2005 Three Little Pigs Shiraz / Malbec / Cabernet ($A19)

Another marketing play with 6 different lables made for this wine means that many of those who like the wine &/or labels will try to purchase the 6 pack containing the 6 different labels.  The wine has 8% Cabernet, 29% Malbec and 63% Shiraz.  Clare seems to have an affinity and history with Malbec so it is no surprise seeing it here in this blend.  Interesting pepper and Cranberry aromas that has lots of red fruit plus spice (mainly fennel) flavors.  The tannins are quite dusty and dry – it feels like the wine is causing the teeth to become dry.  The red fruits indicate early picking and thus agai is mid weight.  Highly enjoyable at the price.

2008 The Cover Drive Cabernet Sauvignon ($A19)

The Coonawarra fruit just come through here.  Now we get menthol, spice and even some eucalyptus wrapped cassis and quite rounded tannins.  The Coonawarra-ness is very up front and not generally what I am looking for.

2008 Lodge Hill Shiraz ($A19)

Now things are coming together.  This wine is more like the Clare reds I remember.  Aromas of plum, cinnamon and white pepper.  The flavors are just a ball of plum, cherry, chocolate mix with some interesting floral notes (I was not expecting floral),  Again, tannins that perform a mouth drying experience.

2006 The First XI Cabernet Sauvignon ($A55)

Obviously the best Coonawarra Cabernet from the cricket pitch vineyard goes into this wine.  A distinct step up compared to The Cover Drive.  Good french oak shows it’s influence here and shows once again how French Oak works well with this variety.  Both the aromas and flavors are laced with cedar, olives, spice and menthol.  The classical Cabernet with blackcurrant influences are here but play a minor role to the others – thus I believe the wine would benefit to further cellaring.

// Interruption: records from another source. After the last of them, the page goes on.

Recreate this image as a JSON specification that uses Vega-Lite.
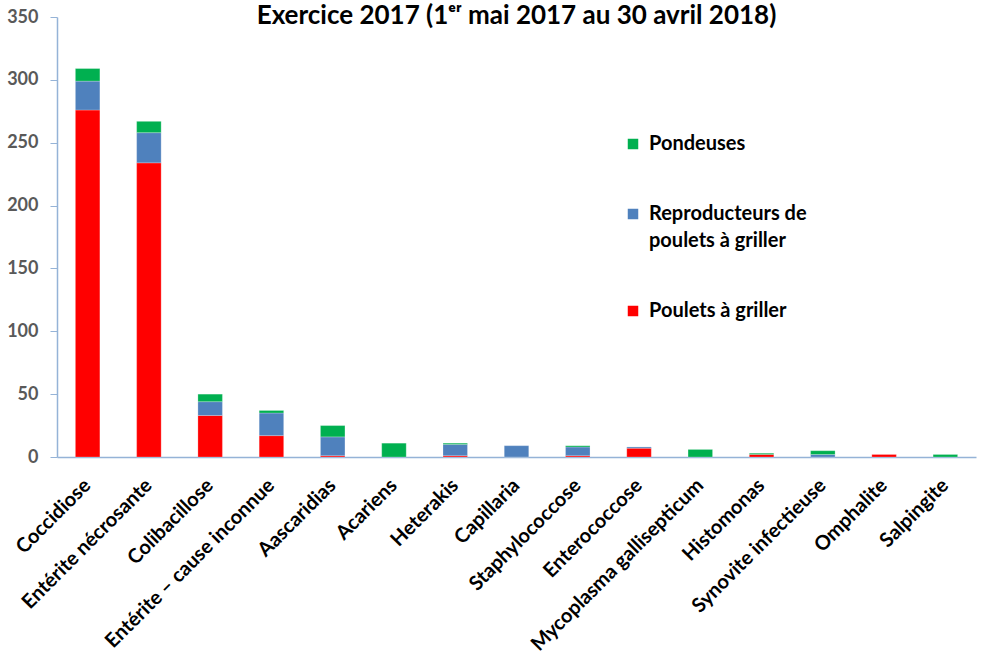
{
  "$schema": "https://vega.github.io/schema/vega-lite/v6.json",
  "autosize": "none",
  "width": 919,
  "height": 440,
  "padding": {"left": 57, "top": 17, "right": 13, "bottom": 207},
  "background": "white",
  "title": {
    "text": "Exercice 2017 (1ᵉʳ mai 2017 au 30 avril 2018)",
    "font": "Lato",
    "fontSize": 26,
    "fontWeight": "bold",
    "color": "#000000",
    "anchor": "middle",
    "frame": "group",
    "offset": -21
  },
  "data": {
    "values": [
      {"maladie": "Coccidiose", "type": "Poulets à griller", "n": 276},
      {"maladie": "Coccidiose", "type": "Reproducteurs de poulets à griller", "n": 23},
      {"maladie": "Coccidiose", "type": "Pondeuses", "n": 10},
      {"maladie": "Entérite nécrosante", "type": "Poulets à griller", "n": 234},
      {"maladie": "Entérite nécrosante", "type": "Reproducteurs de poulets à griller", "n": 24},
      {"maladie": "Entérite nécrosante", "type": "Pondeuses", "n": 9},
      {"maladie": "Colibacillose", "type": "Poulets à griller", "n": 33},
      {"maladie": "Colibacillose", "type": "Reproducteurs de poulets à griller", "n": 11},
      {"maladie": "Colibacillose", "type": "Pondeuses", "n": 6},
      {"maladie": "Entérite – cause inconnue", "type": "Poulets à griller", "n": 17},
      {"maladie": "Entérite – cause inconnue", "type": "Reproducteurs de poulets à griller", "n": 18},
      {"maladie": "Entérite – cause inconnue", "type": "Pondeuses", "n": 2},
      {"maladie": "Aascaridias", "type": "Poulets à griller", "n": 1},
      {"maladie": "Aascaridias", "type": "Reproducteurs de poulets à griller", "n": 15},
      {"maladie": "Aascaridias", "type": "Pondeuses", "n": 9},
      {"maladie": "Acariens", "type": "Pondeuses", "n": 11},
      {"maladie": "Heterakis", "type": "Poulets à griller", "n": 1},
      {"maladie": "Heterakis", "type": "Reproducteurs de poulets à griller", "n": 9},
      {"maladie": "Heterakis", "type": "Pondeuses", "n": 1},
      {"maladie": "Capillaria", "type": "Reproducteurs de poulets à griller", "n": 9},
      {"maladie": "Staphylococcose", "type": "Poulets à griller", "n": 1},
      {"maladie": "Staphylococcose", "type": "Reproducteurs de poulets à griller", "n": 7},
      {"maladie": "Staphylococcose", "type": "Pondeuses", "n": 1},
      {"maladie": "Enterococcose", "type": "Poulets à griller", "n": 7},
      {"maladie": "Enterococcose", "type": "Reproducteurs de poulets à griller", "n": 1},
      {"maladie": "Mycoplasma gallisepticum", "type": "Pondeuses", "n": 6},
      {"maladie": "Histomonas", "type": "Poulets à griller", "n": 2},
      {"maladie": "Histomonas", "type": "Pondeuses", "n": 1},
      {"maladie": "Synovite infectieuse", "type": "Reproducteurs de poulets à griller", "n": 2},
      {"maladie": "Synovite infectieuse", "type": "Pondeuses", "n": 3},
      {"maladie": "Omphalite", "type": "Poulets à griller", "n": 2},
      {"maladie": "Salpingite", "type": "Pondeuses", "n": 2}
    ]
  },
  "transform": [
    {"calculate": "indexof(['Poulets à griller', 'Reproducteurs de poulets à griller', 'Pondeuses'], datum.type)", "as": "ordre"}
  ],
  "mark": {"type": "bar", "stroke": "white", "strokeOpacity": 0.4, "strokeWidth": 0.6},
  "encoding": {
    "x": {
      "field": "maladie",
      "type": "nominal",
      "sort": null,
      "scale": {"paddingInner": 0.6, "paddingOuter": 0.3},
      "axis": {
        "title": null,
        "labelAngle": -45,
        "labelAlign": "right",
        "labelBaseline": "middle",
        "labelFont": "Lato",
        "labelFontSize": 20,
        "labelFontWeight": "bold",
        "labelColor": "#000000",
        "labelPadding": 25,
        "labelOffset": 0,
        "labelOverlap": false,
        "labelLimit": 400,
        "ticks": false,
        "domainColor": "#95B3D7",
        "domainWidth": 1.5
      }
    },
    "y": {
      "field": "n",
      "type": "quantitative",
      "aggregate": "sum",
      "stack": "zero",
      "scale": {"domain": [0, 350], "nice": false},
      "axis": {
        "title": null,
        "values": [0, 50, 100, 150, 200, 250, 300, 350],
        "grid": false,
        "labelFont": "Lato",
        "labelFontSize": 18,
        "labelFontWeight": "bold",
        "labelColor": "#595959",
        "labelPadding": 12,
        "tickSize": 7,
        "tickColor": "#95B3D7",
        "domainColor": "#95B3D7",
        "domainWidth": 1.5
      }
    },
    "color": {
      "field": "type",
      "type": "nominal",
      "scale": {
        "domain": ["Pondeuses", "Reproducteurs de poulets à griller", "Poulets à griller"],
        "range": ["#00B050", "#4F81BD", "#FF0000"]
      },
      "legend": {
        "title": null,
        "orient": "none",
        "legendX": 566,
        "legendY": 117,
        "symbolType": "square",
        "symbolSize": 110,
        "symbolStrokeWidth": 0,
        "labelFont": "Lato",
        "labelFontSize": 20,
        "labelFontWeight": "bold",
        "labelColor": "#000000",
        "labelOffset": 6,
        "labelLimit": 400,
        "labelBaseline": "middle",
        "rowPadding": 50,
        "labelExpr": "datum.label == 'Reproducteurs de poulets à griller' ? ['Reproducteurs de', 'poulets à griller'] : datum.label"
      }
    },
    "order": {"field": "ordre", "type": "quantitative"}
  },
  "config": {
    "view": {"stroke": null},
    "style": {"guide-label": {"lineHeight": 27}}
  }
}
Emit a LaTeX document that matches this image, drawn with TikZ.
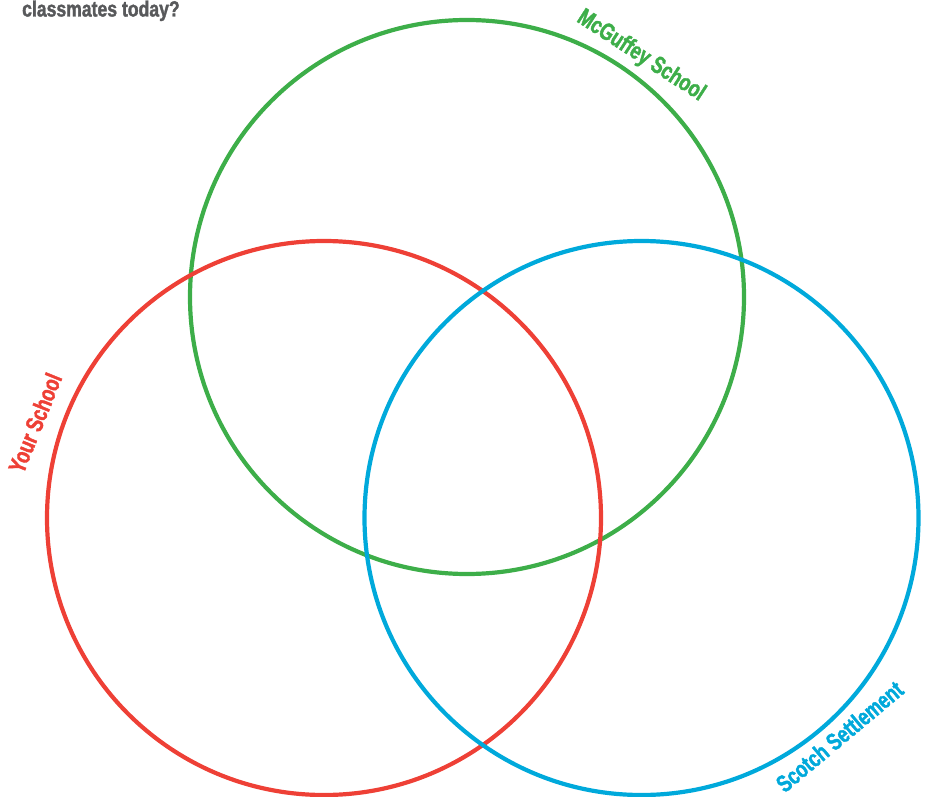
\documentclass[tikz,border=0pt]{standalone}
\usepackage{fontspec}
\newfontfamily\condb{Liberation Sans Bold}[FakeStretch=0.75, FakeBold=1.6]
\newfontfamily\condq{Liberation Sans Bold}[FakeStretch=0.8, FakeBold=1.6]
\definecolor{vgreen}{HTML}{3DAE49}
\definecolor{vred}{HTML}{EE4036}
\definecolor{vblue}{HTML}{00A9DB}
\definecolor{vgray}{HTML}{58595B}
\begin{document}
\begin{tikzpicture}[x=1pt,y=-1pt,
  ring/.style={line width=4.2pt},
  lab/.style={font=\condb\fontsize{24}{24}\selectfont, inner sep=0pt}]
\useasboundingbox (0,0) rectangle (929,797);
\draw[ring, vgreen] (467,297) circle[radius=277];
\draw[ring, vred] (324,518) circle[radius=277];
\draw[ring, vblue] (641.5,518) circle[radius=277];
\node[lab, vgray, anchor=base west, font=\condq\fontsize{22}{22}\selectfont] (q) at (22,16.5) {classmates today?};
\node[lab, vgreen, rotate=-33] (mc) at (641,56) {McGuffey School};
\node[lab, vred, rotate=68] (ys) at (35,423) {Your School};
\node[lab, vblue, rotate=40] (ss) at (839.5,736.5) {Scotch Settlement};
\end{tikzpicture}
\end{document}
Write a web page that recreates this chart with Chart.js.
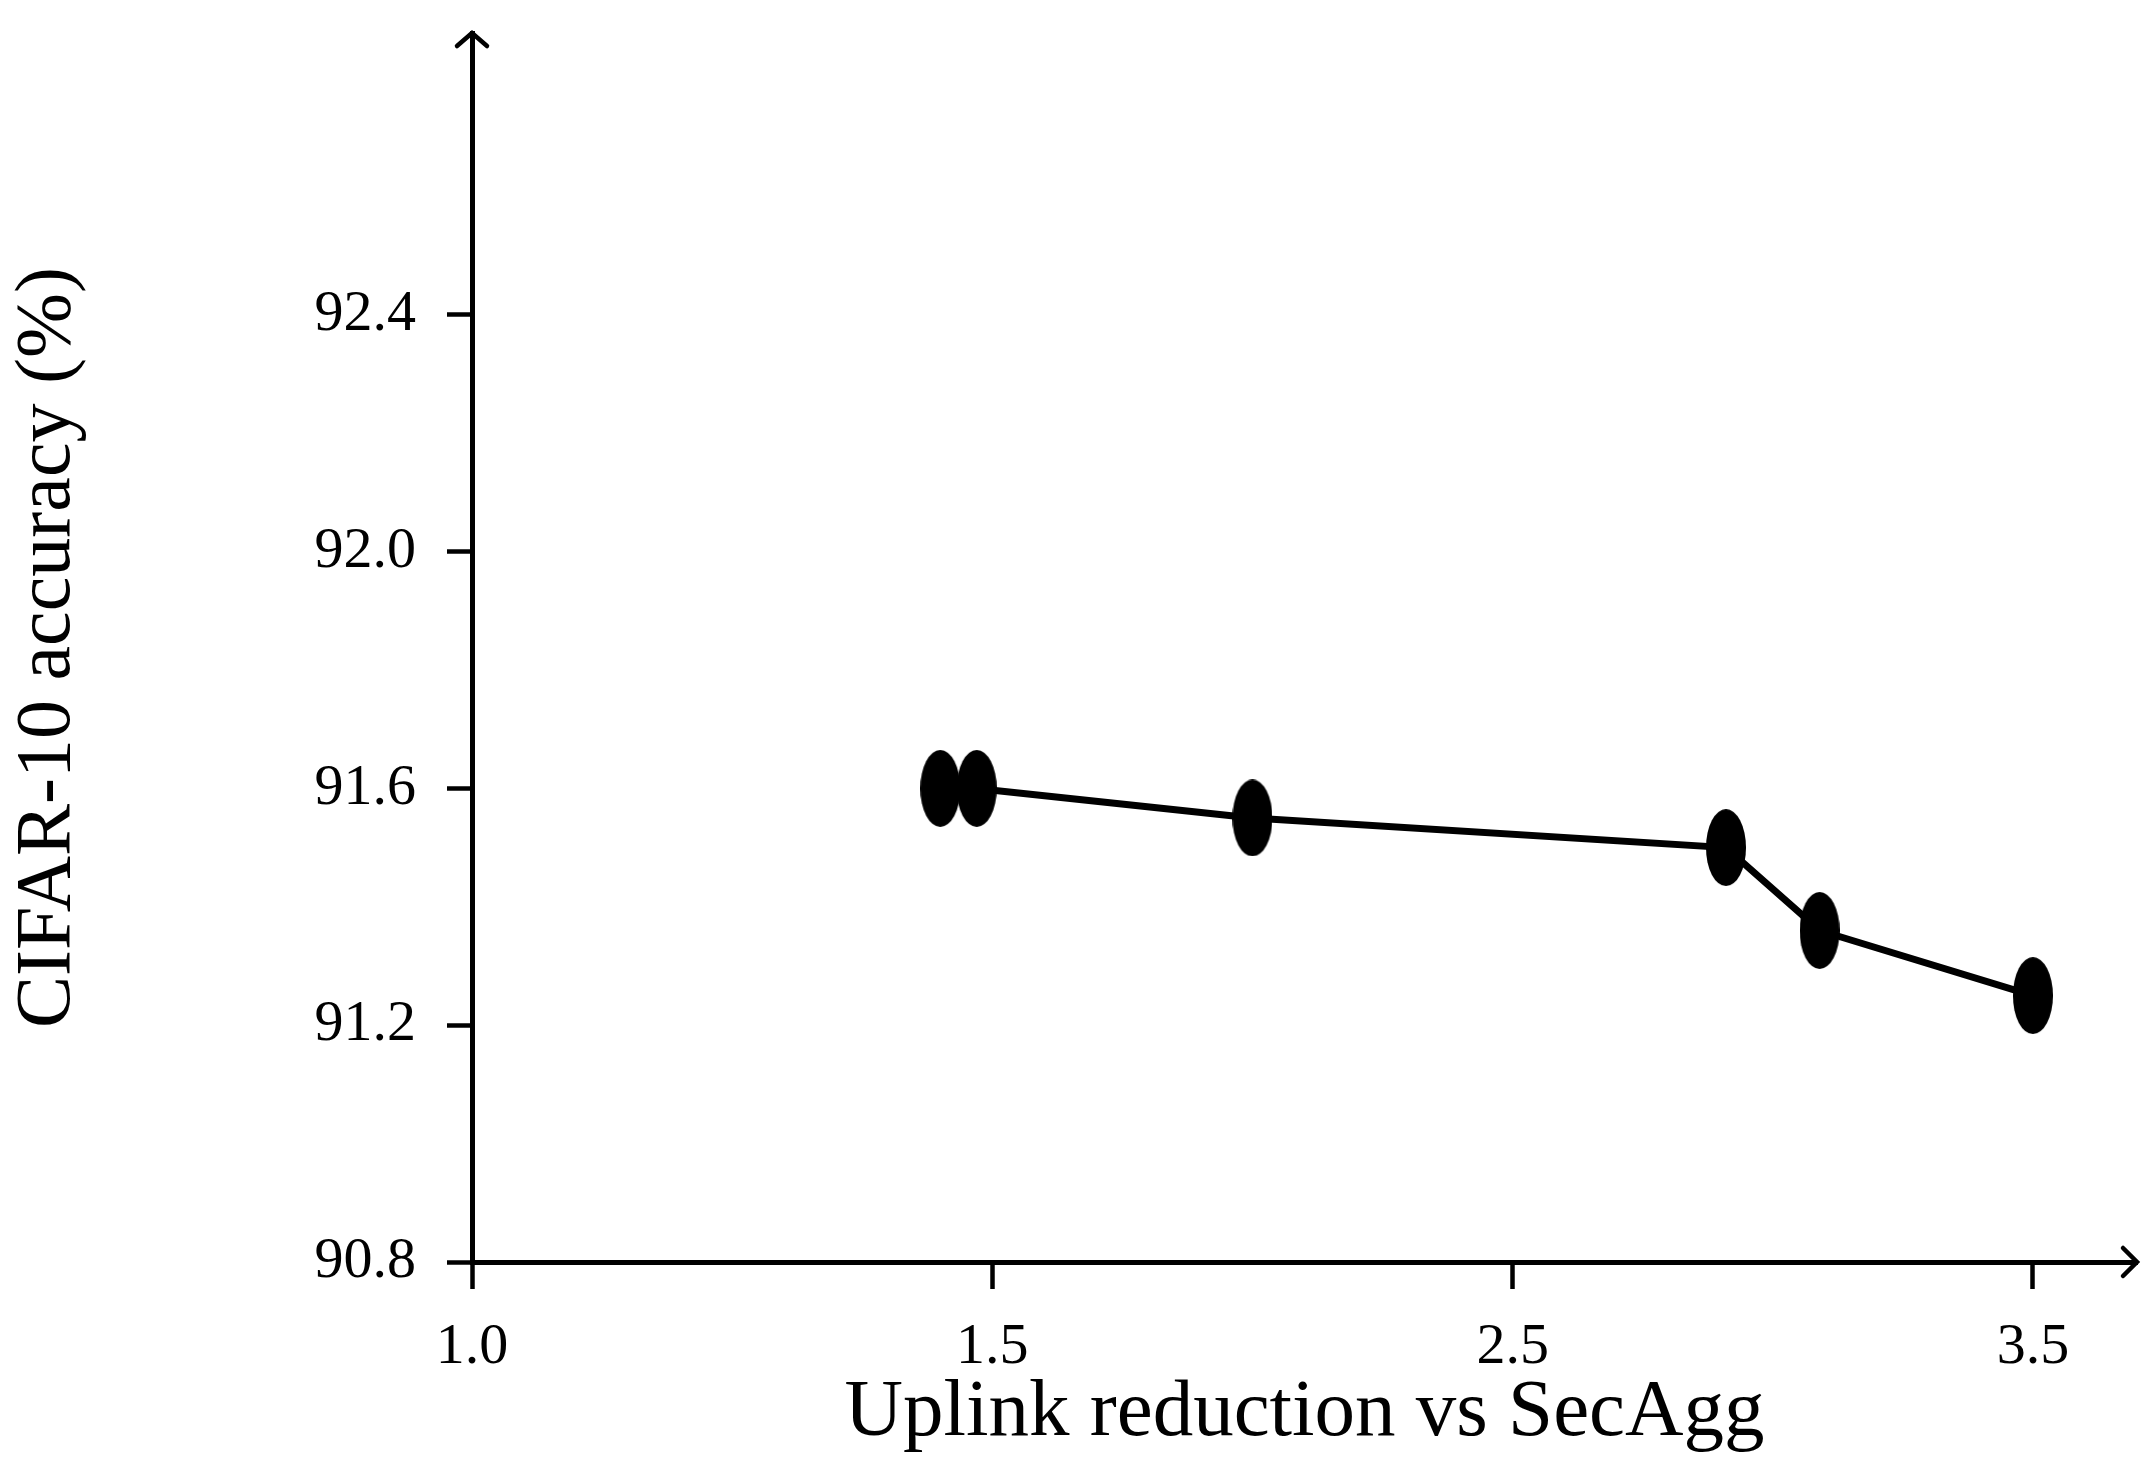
<!DOCTYPE html>
<html>
<head>
<meta charset="utf-8">
<script src="https://cdn.jsdelivr.net/npm/chart.js@4.4.1/dist/chart.umd.min.js"></script>
<style>
  body { margin: 0; background: #fff; }
  #wrap { width: 2152px; height: 1474px; }
</style>
</head>
<body>
<div id="wrap"><canvas id="myChart" width="2152" height="1474"></canvas></div>
<script>
// data
const reductions = [1.45, 1.485, 2.0, 2.91, 3.09, 3.5];   // uplink reduction vs SecAgg
const accuracy = [91.60, 91.60, 91.55, 91.50, 91.36, 91.25]; // CIFAR-10 accuracy (%)
const xTickLabels = ['1.0', '1.5', '2.5', '3.5'];          // equally spaced on the axis
const xTickValues = [1.0, 1.5, 2.5, 3.5];
const yTickValues = [90.8, 91.2, 91.6, 92.0, 92.4];

// the x axis puts its labelled values at equal steps, so map a value onto that step index
function xPos(v) {
  for (let i = 0; i < xTickValues.length - 1; i++) {
    const a = xTickValues[i], b = xTickValues[i + 1];
    if (v <= b || i === xTickValues.length - 2) return i + (v - a) / (b - a);
  }
}

const font = 'Liberation Serif, Times New Roman, serif';

// tall ellipse marker
const marker = document.createElement('canvas');
marker.width = 40; marker.height = 77;
const mctx = marker.getContext('2d');
mctx.fillStyle = '#000';
mctx.beginPath();
mctx.ellipse(20, 38.5, 20, 38.5, 0, 0, Math.PI * 2);
mctx.fill();

// open arrow heads at the ends of both axes
const arrows = {
  id: 'arrows',
  afterDraw(chart) {
    const {ctx, chartArea: a} = chart;
    ctx.save();
    ctx.strokeStyle = '#000';
    ctx.lineWidth = 4.5;
    ctx.lineCap = 'round';
    ctx.beginPath();
    ctx.moveTo(a.left - 15, a.top + 13);
    ctx.lineTo(a.left, a.top);
    ctx.lineTo(a.left + 15, a.top + 13);
    ctx.moveTo(a.right - 14, a.bottom - 14);
    ctx.lineTo(a.right, a.bottom);
    ctx.lineTo(a.right - 14, a.bottom + 14);
    ctx.stroke();
    ctx.restore();
  }
};

new Chart(document.getElementById('myChart'), {
  type: 'line',
  data: {
    datasets: [{
      data: reductions.map((r, i) => ({x: xPos(r), y: accuracy[i]})),
      borderColor: '#000',
      borderWidth: 7,
      tension: 0,
      pointStyle: marker,
      pointRadius: 20
    }]
  },
  options: {
    responsive: false,
    animation: false,
    layout: { autoPadding: false, padding: { top: 33, right: 15, left: 0, bottom: 0 } },
    plugins: { legend: { display: false }, tooltip: { enabled: false } },
    scales: {
      x: {
        type: 'linear',
        min: 0,
        max: 3.2,
        afterFit: s => { s.height = 212; s.paddingLeft = 0; s.paddingRight = 0; },
        afterBuildTicks: s => { s.ticks = xTickValues.map((v, i) => ({value: i})); },
        grid: { drawOnChartArea: false, drawTicks: true, tickLength: 27, tickWidth: 4.5, tickColor: '#000' },
        border: { display: true, color: '#000', width: 5 },
        ticks: {
          color: '#000',
          padding: 24,
          maxRotation: 0,
          font: { family: font, size: 58 },
          callback: (v, i) => xTickLabels[i]
        },
        title: {
          display: true,
          text: 'Uplink reduction vs SecAgg',
          color: '#000',
          font: { family: font, size: 81 },
          padding: { top: 0, bottom: 12 }
        }
      },
      y: {
        type: 'linear',
        min: 90.8,
        max: 92.876,
        afterFit: s => { s.width = 472; s.paddingTop = 0; s.paddingBottom = 0; },
        afterBuildTicks: s => { s.ticks = yTickValues.map(v => ({value: v})); },
        grid: { drawOnChartArea: false, drawTicks: true, tickLength: 25, tickWidth: 4.5, tickColor: '#000' },
        border: { display: true, color: '#000', width: 5 },
        ticks: {
          color: '#000',
          padding: 31,
          font: { family: font, size: 58 },
          callback: v => v.toFixed(1)
        },
        title: {
          display: true,
          text: 'CIFAR-10 accuracy (%)',
          color: '#000',
          font: { family: font, size: 78 },
          padding: { top: 2, bottom: 0 }
        }
      }
    }
  },
  plugins: [arrows]
});
</script>
</body>
</html>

2004 The Benbournie Cabernet Sauvignon ($A90)

Back to Clare Valley fruit and you can see the difference straight away.  The best one word descriptor here is dark – yes there is Blackberry here, but prunes amounst other dark fruit shows the wines concentrated face.  The finish is not only long but also classy.

2006 The McRae Wood Shiraz ($A50)

A very complex Clare Shiraz.  Obvious coconut and sweetness one expects from use of good American oak combines with the aromas of Satsuma Plum and menthol.  There is a lot happening on the palate – different flavor layers everywhere.  Sweet fruits, cashews, cinnamon, nutmeg and chocolate.  The structure here lends it’s self to cellar for a while yet – but why wait.

2007 The Armagh Shiraz ($A205)

Not for tasting – I did buy a bottle and I will share my tasting notes when I drink it.